How long does it take to catch up on a year of bookkeeping?
For most small businesses with one bank account and moderate transaction volume, catching up on a year of bookkeeping takes two to four weeks. More complex situations can stretch to six weeks or longer depending on what we’re working with.
Transaction volume is the biggest factor. A consulting firm with 40 transactions a month is a different project than a restaurant processing hundreds of transactions weekly. More transactions mean more categorization decisions, more questions that need answers, and more time spent reconciling each month.
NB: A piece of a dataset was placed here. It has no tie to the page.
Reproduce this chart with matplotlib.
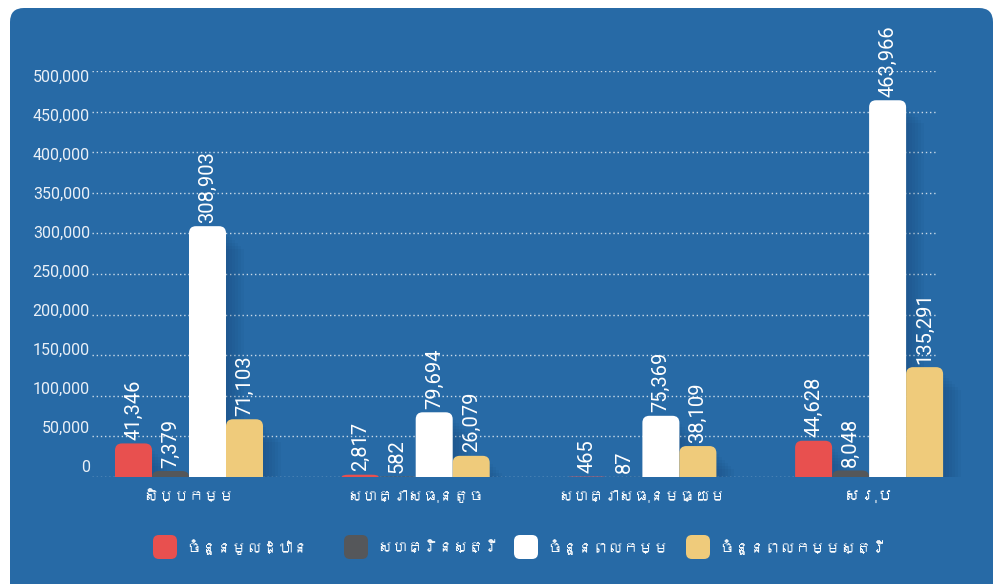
import matplotlib
matplotlib.use("Agg")
import matplotlib.pyplot as plt
from matplotlib.patches import FancyBboxPatch, PathPatch, Rectangle
from matplotlib.path import Path
from matplotlib import font_manager as fm
from matplotlib.ft2font import FT2Font

# data
categories = ["សិប្បកម្ម", "សហគ្រាសធុនតូច", "សហគ្រាសធុនមធ្យម", "សរុប"]
series_names = ["ចំនួនមូលដ្ឋាន", "សហគ្រិនស្ត្រី", "ចំនួនពលកម្ម", "ចំនួនពលកម្មស្ត្រី"]
establishments = [41346, 2817, 465, 44628]
women_owners = [7379, 582, 87, 8048]
workers = [308903, 79694, 75369, 463966]
women_workers = [71103, 26079, 38109, 135291]
yticks = [0, 50000, 100000, 150000, 200000, 250000, 300000, 350000, 400000, 450000, 500000]

colors = ["#E8504F", "#55575A", "#FFFFFF", "#EFCB7B"]
bg_blue = "#276AA6"

# look for a font that has Khmer glyphs
khmer_font = None
for f in fm.fontManager.ttflist:
    try:
        if 0x1780 in FT2Font(f.fname).get_charmap():
            khmer_font = f.name
            break
    except Exception:
        pass
kh_family = [khmer_font, "DejaVu Sans"] if khmer_font else ["DejaVu Sans"]
num_family = ["Roboto", "Liberation Sans", "DejaVu Sans"]

W, H = 994, 584
fig = plt.figure(figsize=(W / 100, H / 100), dpi=100)
fig.patch.set_facecolor("white")

# background panel in pixel coordinates
bg = fig.add_axes([0, 0, 1, 1], zorder=-5)
bg.set_xlim(0, W)
bg.set_ylim(H, 0)
bg.axis("off")
bg.add_patch(FancyBboxPatch((10, 8), 983, 600, boxstyle="round,pad=0,rounding_size=14",
                            facecolor=bg_blue, edgecolor="none"))

# plot area: 92..937 px wide, 0 at y=477, 500k at y=71
unit = 226.7
x_left, x_right = 92, 937
ax = fig.add_axes([x_left / W, 1 - 477 / H, (x_right - x_left) / W, 406 / H])
ax.set_facecolor("none")
ax.set_xlim((x_left - 189) / unit, (x_right - 189) / unit)
ax.set_ylim(0, 500000)
for s in ax.spines.values():
    s.set_visible(False)
ax.set_xticks([])
ax.set_yticks([])
for v in yticks:
    ax.axhline(v, color="white", alpha=0.75, lw=1, ls=(0, (1, 2)), zorder=1)
    off_px = 10 - 16 * v / 500000
    ax.annotate(f"{v:,}", xy=(ax.get_xlim()[0], v), xytext=(-1.5, off_px * 0.72),
                textcoords="offset points", ha="right", va="center",
                color="#EAF0F7", fontsize=11.5, family=num_family, annotation_clip=False)

bw = 37 / unit
px_y = 500000 / 406
rx = 7 / unit


def top_round_bar(x0, w, h, rx, ry):
    ry = min(ry, h)
    verts = [(x0, 0), (x0, h - ry), (x0, h), (x0 + rx, h), (x0 + w - rx, h),
             (x0 + w, h), (x0 + w, h - ry), (x0 + w, 0), (x0, 0)]
    codes = [Path.MOVETO, Path.LINETO, Path.CURVE3, Path.CURVE3, Path.LINETO,
             Path.CURVE3, Path.CURVE3, Path.LINETO, Path.CLOSEPOLY]
    return Path(verts, codes)


all_series = [establishments, women_owners, workers, women_workers]
for j, (vals, c) in enumerate(zip(all_series, colors)):
    for i, v in enumerate(vals):
        x0 = i + (j - 2) * bw
        # soft shadow on the right
        for k in range(6):
            dx = (3 + 3 * k) / unit
            hh = max(v - (8 + 3 * k) * px_y, 0)
            ax.add_patch(Rectangle((x0 + dx, 0), bw, hh, facecolor="#0B2A4F",
                                   alpha=0.04, edgecolor="none", zorder=2, clip_on=False))
        ax.add_patch(PathPatch(top_round_bar(x0, bw, v, rx, 7 * px_y), facecolor=c,
                               edgecolor="none", zorder=3, clip_on=False))
        ax.annotate(f"{v:,}", xy=(x0 + bw / 2, v), xytext=(0, 2.5), textcoords="offset points",
                    rotation=90, ha="center", va="bottom", color="white", fontsize=14.5,
                    family=num_family, zorder=4, annotation_clip=False)

cat_texts = []
for i, name in enumerate(categories):
    t = ax.annotate(name, xy=(i, 0), xytext=(0, -14), textcoords="offset points",
                    ha="center", va="center", color="white", fontsize=13, fontweight="bold",
                    family=kh_family, annotation_clip=False)
    cat_texts.append(t)

# legend
leg_x = [153, 344, 514, 686]
for x, name, c in zip(leg_x, series_names, colors):
    bg.add_patch(FancyBboxPatch((x, 535), 24, 24, boxstyle="round,pad=0,rounding_size=6",
                                facecolor=c, edgecolor="none"))
    bg.text(x + 33, 547, name, ha="left", va="center", color="white", fontsize=11,
            family=kh_family)

# unshaped Khmer runs wide, so shrink category labels towards the original widths
fig.canvas.draw()
r = fig.canvas.get_renderer()
for t, target in zip(cat_texts, [64, 132, 148, 50]):
    wpx = t.get_window_extent(r).width
    t.set_fontsize(min(14, max(11, 13 * target / wpx)))

fig.savefig("out.png", dpi=100)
The number of accounts matters too. One business checking account is straightforward. Add a business credit card, a PayPal account, Venmo, Square, and a savings account, and the work multiplies. Each account needs to be reviewed, categorized, and reconciled against statements. Transferring money between accounts creates additional entries that need to match up on both sides.
Documentation gaps slow things down more than anything else. If you have clean bank and credit card statements for the full year, we can move quickly. If there are missing months, unexplained transfers, or transactions you can’t remember, we have to pause and wait for answers. That back-and-forth adds days or weeks to the timeline.
Business complexity plays a role. A service business with straightforward income and expenses moves faster than a business with inventory, subcontractors, or multiple revenue streams. Restaurants and construction companies typically take longer because of the detailed tracking those industries require.
You can speed things up on your end. Gather all bank and credit card statements before we start. Provide login access to financial accounts so we can pull transactions directly. Respond quickly when we ask about specific charges. Let us know upfront about anything unusual like loans, equipment purchases, or changes in how you operated. The actual bookkeeping work happens on our side, but timelines stretch when we’re waiting days for responses to questions.
Once the catch-up project is done, staying current is much easier. Monthly bookkeeping takes a fraction of the time because transactions are fresh and you remember what they were for. The real cost of falling behind isn’t just the catch-up fee. It’s losing visibility into how your business is actually doing while you’re waiting to get current.